The land forms there remind me of the Hopi Mesas in Arizona, long, flat, finger-like mesas stretching to the southwest, where the land drops off in a steep slope. The horse herds are dotted mostly along the mesa tops, although I did see a few herds in between. I flew over them, perhaps 300 feet up, and was close enough to clearly see the coloring of the horses I few near. Most herds seem to include a youngster or two who took off, running back to mama, when he/she heard me coming.
When I say there were herds of wild horses, I’m not talking about two or three herds. There were at least that many herds on each of the mesas I flew over. Each herd had 5 to 20 horses in it and I must have seen at least 20 herds. That’s hundreds of horses.

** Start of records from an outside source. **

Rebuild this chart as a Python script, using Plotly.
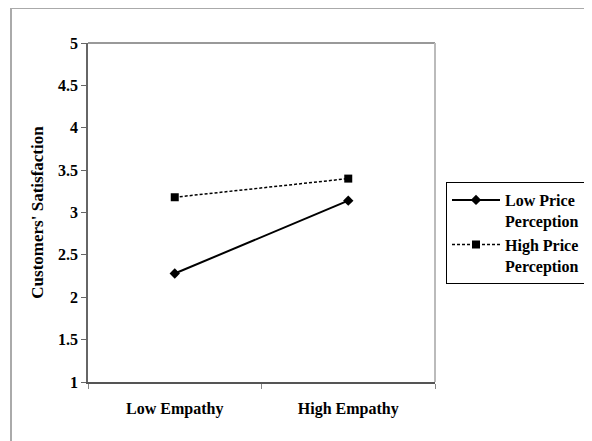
import plotly.graph_objects as go

categories = ["Low Empathy", "High Empathy"]
low_price = [2.28, 3.14]
high_price = [3.18, 3.40]
y_ticks = [1, 1.5, 2, 2.5, 3, 3.5, 4, 4.5, 5]
y_tick_text = ["1", "1.5", "2", "2.5", "3", "3.5", "4", "4.5", "5"]

FONT = "Liberation Serif"

fig = go.Figure()
fig.add_trace(go.Scatter(
    x=categories, y=low_price, mode="lines+markers",
    name="<b>Low Price</b><br><b>Perception</b>",
    line=dict(color="black", width=2),
    marker=dict(symbol="diamond", size=8, color="black"),
))
fig.add_trace(go.Scatter(
    x=categories, y=high_price, mode="lines+markers",
    name="<b>High Price</b><br><b>Perception</b>",
    line=dict(color="black", width=1.5, dash="3px,2px"),
    marker=dict(symbol="square", size=8, color="black"),
))

# page offset compensation (browser body margin ~8px)
OX, OY = 8, 8
W, H = 592, 441
L, T = 88 - OX, 43 - OY
Rpx, Bpx = 435 - OX, 382 - OY
R, B = W - Rpx, H - Bpx
pw, ph = Rpx - L, Bpx - T

def px_x(x):
    return (x - OX - L) / pw

def px_y(y):
    return (Bpx - (y - OY)) / ph

fig.update_layout(
    width=W, height=H,
    margin=dict(l=L, r=R, t=T, b=B),
    paper_bgcolor="white", plot_bgcolor="white",
    font=dict(family=FONT, size=16, color="black"),
    showlegend=True,
    legend=dict(
        x=px_x(446), y=px_y(182), xanchor="left", yanchor="top",
        bordercolor="black", borderwidth=1, bgcolor="white",
        font=dict(family=FONT, size=16, color="black"),
        itemwidth=48, valign="top",
    ),
    xaxis=dict(
        type="category", range=[-0.5, 1.5],
        showline=True, linecolor="#555555", linewidth=1.5,
        mirror=False, showgrid=False, zeroline=False,
        ticks="outside", tickson="boundaries", ticklen=5, tickcolor="#888888",
        tickvals=categories, ticktext=["<b>" + c + "</b>" for c in categories],
        tickfont=dict(family=FONT, size=16, color="black"),
        ticklabelstandoff=11,
    ),
    yaxis=dict(
        range=[1, 5],
        showline=True, linecolor="#666666", linewidth=1.5,
        showgrid=False, zeroline=False,
        ticks="outside", ticklen=5, tickcolor="#666666",
        tickvals=y_ticks, ticktext=["<b>" + t + "</b>" for t in y_tick_text],
        tickfont=dict(family=FONT, size=16, color="black"),
        title=dict(text="<b>Customers' Satisfaction</b>",
                   font=dict(family=FONT, size=17, color="black"), standoff=10),
    ),
    shapes=[
        dict(type="line", xref="paper", yref="paper", x0=0, x1=1, y0=1, y1=1,
             line=dict(color="#999999", width=2)),
        dict(type="line", xref="paper", yref="paper", x0=1, x1=1, y0=0, y1=1,
             line=dict(color="#bbbbbb", width=2)),
        dict(type="rect", xref="paper", yref="paper",
             x0=px_x(11), x1=3, y0=-2, y1=px_y(8),
             line=dict(color="#aaaaaa", width=2), layer="below"),
    ],
)

fig.write_html("out.html")
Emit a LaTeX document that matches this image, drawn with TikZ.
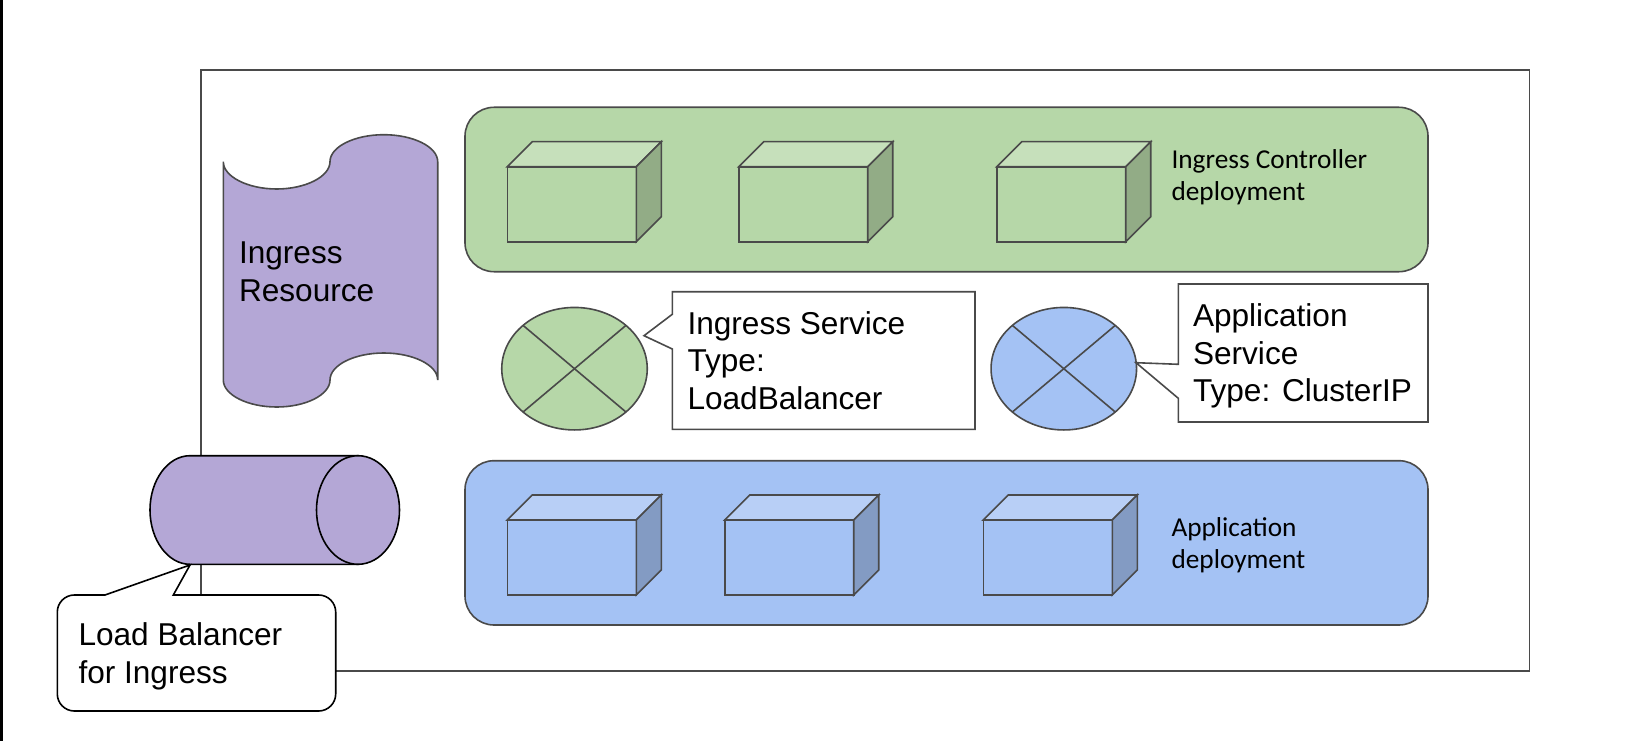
\documentclass[tikz,border=0pt]{standalone}
\usepackage{fontspec}
\setmainfont{Liberation Sans}
\newfontfamily\smallfont{Carlito}
\usetikzlibrary{calc,shapes.geometric}
\definecolor{linegray}{HTML}{4A4A4A}
\definecolor{greenfill}{HTML}{B6D7A8}
\definecolor{bluefill}{HTML}{A4C2F4}
\definecolor{purplefill}{HTML}{B4A7D6}

\begin{document}
\begin{tikzpicture}
		[x=1pt,y=-1pt,line width=1.6pt]
			\tikzstyle{every node}=[inner sep=0pt, outer sep=0pt]
			\tikzstyle{panel}=[draw=linegray, rounded corners=29pt]
			\tikzstyle{service}=[ellipse, draw=linegray, minimum width=145.5pt, minimum height=122.5pt]
			\tikzstyle{bigtext}=[anchor=base west, align=left, font=\fontsize{31.6}{37.4}\selectfont]
			\tikzstyle{smalltext}=[anchor=base west, align=left, font=\smallfont\fontsize{27.3}{31.5}\selectfont]
		\useasboundingbox (0,0) rectangle (1635,741);
		\fill[white] (0,0) rectangle (1635,741);
		\fill[black] (0,0) rectangle (2.5,741);
		%-----frame
		 \draw[linegray] (201,70) rectangle (1529.5,670.7);
		%-----panels
		 \fill[greenfill,panel] (465,107.3) rectangle (1428,271.7);
		 \fill[bluefill,panel] (465,460.7) rectangle (1428,625);
		%-----boxes
		 \foreach \bx/\by/\shade in {507.3/166.7/greenfill,738.7/166.7/greenfill,996.7/166.7/greenfill,507.3/520/bluefill,724.7/520/bluefill,983.3/520/bluefill}
		 {
		 \filldraw[draw=linegray,fill=\shade] (\bx,\by) rectangle ++(129,75);
		 \filldraw[draw=linegray,fill=\shade!78!white] (\bx,\by) -- ++(25,-25) -- ++(129,0) -- ++(-25,25) -- cycle;
		 \filldraw[draw=linegray,fill=\shade!80!black] (\bx+129,\by) -- ++(25,-25) -- ++(0,75) -- ++(-25,25) -- cycle;
		 }
		 \node[smalltext] (ctrltext) at (1171.5,200) {Ingress Controller\\deployment};
		 \node[smalltext] (apptext) at (1171.5,568) {Application\\deployment};
		%-----resource
		 \filldraw[draw=linegray,fill=purplefill] (223.3,161.7)
			.. controls (223.3,176.7) and (247.9,189) .. (276.7,189)
			.. controls (305.4,189) and (330,176.7) .. (330,161.7)
			.. controls (330,146.7) and (354.6,134.7) .. (383.8,134.7)
			.. controls (413,134.7) and (437.7,146.7) .. (437.7,161.7)
			-- (437.7,380)
			.. controls (437.7,365) and (413,353) .. (383.8,353)
			.. controls (354.6,353) and (330,365) .. (330,380)
			.. controls (330,395) and (305.4,407) .. (276.7,407)
			.. controls (247.9,407) and (223.3,395) .. (223.3,380)
			-- cycle;
		 \node[bigtext] (restext) at (239,301) {Ingress\\Resource};
		%-----services
		 \node[service,fill=greenfill] (ingsvc) at (574.5,368.7) {};
		 \node[service,fill=bluefill] (appsvc) at (1063.8,368.7) {};
		 \foreach \svc in {ingsvc,appsvc}
		 {
		 \draw[linegray] (\svc.north west) -- (\svc.south east);
		 \draw[linegray] (\svc.south west) -- (\svc.north east);
		 }
		 \coordinate (ingtip) at (644,335.7);
		 \coordinate (apptip) at (1136,362.7);
		 \filldraw[draw=linegray,fill=white] (672.3,291.7) -- (975,291.7) -- (975,429.3) -- (672.3,429.3)
			-- (672.3,349) -- (ingtip) -- (672.3,314.3) -- cycle;
		 \filldraw[draw=linegray,fill=white] (1178.3,284) -- (1428,284) -- (1428,422) -- (1178.3,422)
			-- (1178.3,398.3) -- (apptip) -- (1178.3,364.3) -- cycle;
		 \node[bigtext] (ingtext) at (687.5,409) {Ingress Service\\Type:\\LoadBalancer};
		 \node[bigtext] (svctext) at (1193,401.7) {Application\\Service\\Type: ClusterIP};
		%-----load balancer
		 \filldraw[draw=black,fill=purplefill] (190,455.7)
			.. controls (168,455.7) and (150,480) .. (150,510)
			.. controls (150,540) and (168,564.3) .. (190,564.3)
			-- (357.7,564.3) -- (357.7,455.7) -- cycle;
		 \node[ellipse, draw=black, fill=purplefill, minimum width=83pt, minimum height=108.6pt] (lbcap) at (358,510) {};
		 \coordinate (lbtip) at (190,565);
		 \filldraw[draw=black,fill=white] (105,595) -- (lbtip) -- (173.3,595) -- (318.7,595)
			.. controls (328,595) and (335.7,602.7) .. (335.7,612) -- (335.7,694)
			.. controls (335.7,703.3) and (328,711) .. (318.7,711) -- (74.3,711)
			.. controls (65,711) and (57.3,703.3) .. (57.3,694) -- (57.3,612)
			.. controls (57.3,602.7) and (65,595) .. (74.3,595) -- cycle;
		 \node[bigtext] (lbtext) at (78.5,683) {Load Balancer\\for Ingress};
		 
		\end{tikzpicture}
\end{document}
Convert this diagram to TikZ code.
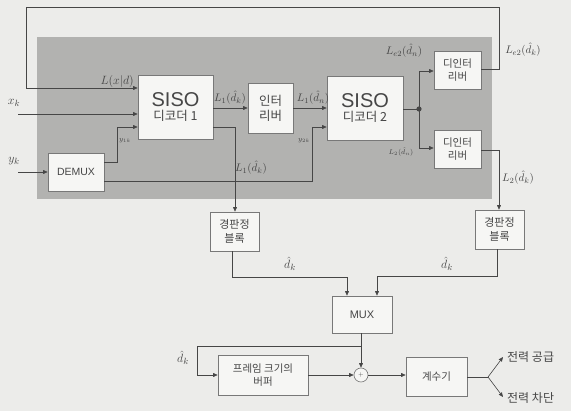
\documentclass[tikz,border=0pt]{standalone}
\usepackage{fontspec}
\newfontfamily\kr{Noto Sans CJK KR}
\newfontfamily\lat{Liberation Sans}
\usetikzlibrary{arrows.meta}
\definecolor{paper}{RGB}{236,236,234}
\definecolor{bggray}{RGB}{178,178,176}
\definecolor{ink}{RGB}{70,70,70}
\definecolor{edge}{RGB}{120,120,120}
\definecolor{boxfill}{RGB}{246,246,244}
\begin{document}
\begin{tikzpicture}[x=1pt,y=-1pt,
  line/.style={draw=ink,line width=0.6pt},
  arr/.style={line,-{Triangle[length=4.5pt,width=3.8pt]}},
  blk/.style={draw=edge,fill=boxfill,line width=0.6pt,inner sep=0pt,align=center,text=ink},
  lab/.style={text=ink,inner sep=0pt,font=\fontsize{11}{11}\selectfont}]
\useasboundingbox (0,0) rectangle (571,411);
\fill[paper] (0,0) rectangle (571,411);
\fill[bggray] (37,37) rectangle (492,199);
% blocks
\node[blk,minimum width=75pt,minimum height=64pt,font=\kr\fontsize{12.5}{12.5}\selectfont] (s1) at (175.5,107)
  {{\lat\fontsize{20}{20}\selectfont SISO}\\[1pt]디코더 1};
\node[blk,minimum width=45pt,minimum height=50pt,font=\kr\fontsize{12.5}{15}\selectfont] (il) at (270.5,108)
  {인터\\리버};
\node[blk,minimum width=76pt,minimum height=64pt,font=\kr\fontsize{12.5}{12.5}\selectfont] (s2) at (365,108)
  {{\lat\fontsize{20}{20}\selectfont SISO}\\[1pt]디코더 2};
\node[blk,minimum width=47pt,minimum height=38pt,font=\kr\fontsize{10.5}{13}\selectfont] (d1) at (457.5,70)
  {디인터\\리버};
\node[blk,minimum width=47pt,minimum height=38pt,font=\kr\fontsize{10.5}{13}\selectfont] (d2) at (457.5,149)
  {디인터\\리버};
\node[blk,minimum width=56pt,minimum height=38pt,font=\lat\fontsize{10.5}{10.5}\selectfont] (dm) at (76,172)
  {DEMUX};
\node[blk,minimum width=49pt,minimum height=39pt,font=\kr\fontsize{11}{14}\selectfont] (h1) at (234.5,231.5)
  {경판정\\블록};
\node[blk,minimum width=49pt,minimum height=39pt,font=\kr\fontsize{11}{14}\selectfont] (h2) at (499.5,229.5)
  {경판정\\블록};
\node[blk,minimum width=60pt,minimum height=37pt,font=\lat\fontsize{11}{11}\selectfont] (mx) at (362,314.5)
  {MUX};
\node[blk,minimum width=90pt,minimum height=40pt,font=\kr\fontsize{10.5}{13.5}\selectfont] (bf) at (263,375)
  {프레임 크기의\\버퍼};
\node[blk,circle,minimum size=14pt,font=\fontsize{6}{6}\selectfont] (sm) at (361,375) {+};
\node[blk,minimum width=61pt,minimum height=39pt,font=\kr\fontsize{10.5}{13}\selectfont] (ct) at (436.5,376.5)
  {계수기};
% coordinates
\coordinate (dot) at (419,109);
\coordinate (fbr) at (499,7);
\coordinate (fbl) at (26,7);
\coordinate (xk) at (18,114);
\coordinate (yk) at (18,172);
\coordinate (br) at (361,346);
\coordinate (sp) at (488,377);
\coordinate (pu) at (503,357);
\coordinate (pd) at (503,397);
\fill[ink] (dot) circle (2.6pt);
% connectors
\draw[arr] (d1.east |- 0,69) -| (fbr) -- (fbl) |- (s1.west |- 0,88);
\draw[arr] (xk) -- (s1.west |- xk);
\draw[arr] (yk) -- (dm.west |- yk);
\draw[arr] (dm.east |- 0,162) -| (117,127) -- (s1.west |- 0,127);
\draw[arr] (dm.east |- 0,181) -| (312,127) -- (s2.west |- 0,127);
\draw[arr] (s1.east |- 0,108) -- (il.west |- 0,108);
\draw[arr] (il.east |- 0,108) -- (s2.west |- 0,108);
\draw[line] (s2.east |- dot) -- (dot);
\draw[arr] (dot) |- (d1.west |- 0,71);
\draw[arr] (dot) |- (d2.west |- 0,148);
\draw[arr] (s1.east |- 0,127) -| (h1.north -| 235,0);
\draw[arr] (d2.east |- 0,150) -| (h2.north -| 499,0);
\draw[arr] (h1.south -| 232,0) |- (347,277) -- (mx.north -| 347,0);
\draw[arr] (h2.south -| 497,0) |- (377,276) -- (mx.north -| 377,0);
\draw[arr] (mx.south -| br) -- (sm.north);
\draw[arr] (br) -| (197,375) -- (bf.west);
\draw[arr] (bf.east) -- (sm.west);
\draw[arr] (sm.east) -- (ct.west |- sm);
\draw[line] (ct.east |- sp) -- (sp);
\draw[arr] (sp) -- (pu);
\draw[arr] (sp) -- (pd);
% labels
\node[lab,anchor=base east,font=\fontsize{12.5}{12.5}\selectfont] (lx) at (134,85) {$L(x|d)$};
\node[lab,font=\fontsize{12.5}{12.5}\selectfont] (lxk) at (14,103) {$x_k$};
\node[lab,font=\fontsize{12.5}{12.5}\selectfont] (lyk) at (14,161) {$y_k$};
\node[lab,font=\fontsize{7.5}{7.5}\selectfont] (ly1) at (125,141) {$y_{1k}$};
\node[lab,font=\fontsize{7.5}{7.5}\selectfont] (ly2) at (304,141) {$y_{2k}$};
\node[lab] (l1a) at (230,98) {$L_1(\hat{d}_k)$};
\node[lab] (l1b) at (313,98) {$L_1(\hat{d}_n)$};
\node[lab] (l1c) at (251,168) {$L_1(\hat{d}_k)$};
\node[lab] (le2) at (404,51) {$L_{e2}(\hat{d}_n)$};
\node[lab] (le2k) at (523,50) {$L_{e2}(\hat{d}_k)$};
\node[lab,font=\fontsize{7}{7}\selectfont] (l2a) at (401,152) {$L_2(\hat{d}_n)$};
\node[lab] (l2b) at (518,178) {$L_2(\hat{d}_k)$};
\node[lab,font=\fontsize{13}{13}\selectfont] (dka) at (290,264) {$\hat{d}_k$};
\node[lab,font=\fontsize{13}{13}\selectfont] (dkb) at (447,264) {$\hat{d}_k$};
\node[lab,font=\fontsize{13}{13}\selectfont] (dkc) at (183,358) {$\hat{d}_k$};
\node[lab,anchor=west,font=\kr\fontsize{12}{12}\selectfont] (pw1) at (507,357) {전력 공급};
\node[lab,anchor=west,font=\kr\fontsize{12}{12}\selectfont] (pw2) at (507,398) {전력 차단};
\end{tikzpicture}
\end{document}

Now some folks who see the horses along the road seem to think that they’re not wild. They confuse a new fence likely erected to keep open range cattle off the roadway with a fence to keep the horses on someone’s property. But having flown over the area, I can assure you that these horses are not fenced in. I flew for miles, covering thousands of acres of land, and didn’t see any homes or ranch buildings, no feeding stations, few two-track roads, and no additional fencing. These horses don’t belong to any one person. They’re wild.
Like the wild horses on the Navajo reservation in northern Arizona. Or those along the Verde and Salt Rivers not far from Phoenix. Or the ones along the Gila River, west of Chandler, AZ. And in who knows how many other places?
Seeing things like this is one of the perks of being a helicopter pilot able to fly in some of this country’s remote areas. I’d love to do tours to show off the wild horse of the Yakama Nation. Unfortunately, like so much of the incredible scenery I get to fly over on long cross-country flights, it’s just too far away to be affordable to the typical Wenatchee sightseer.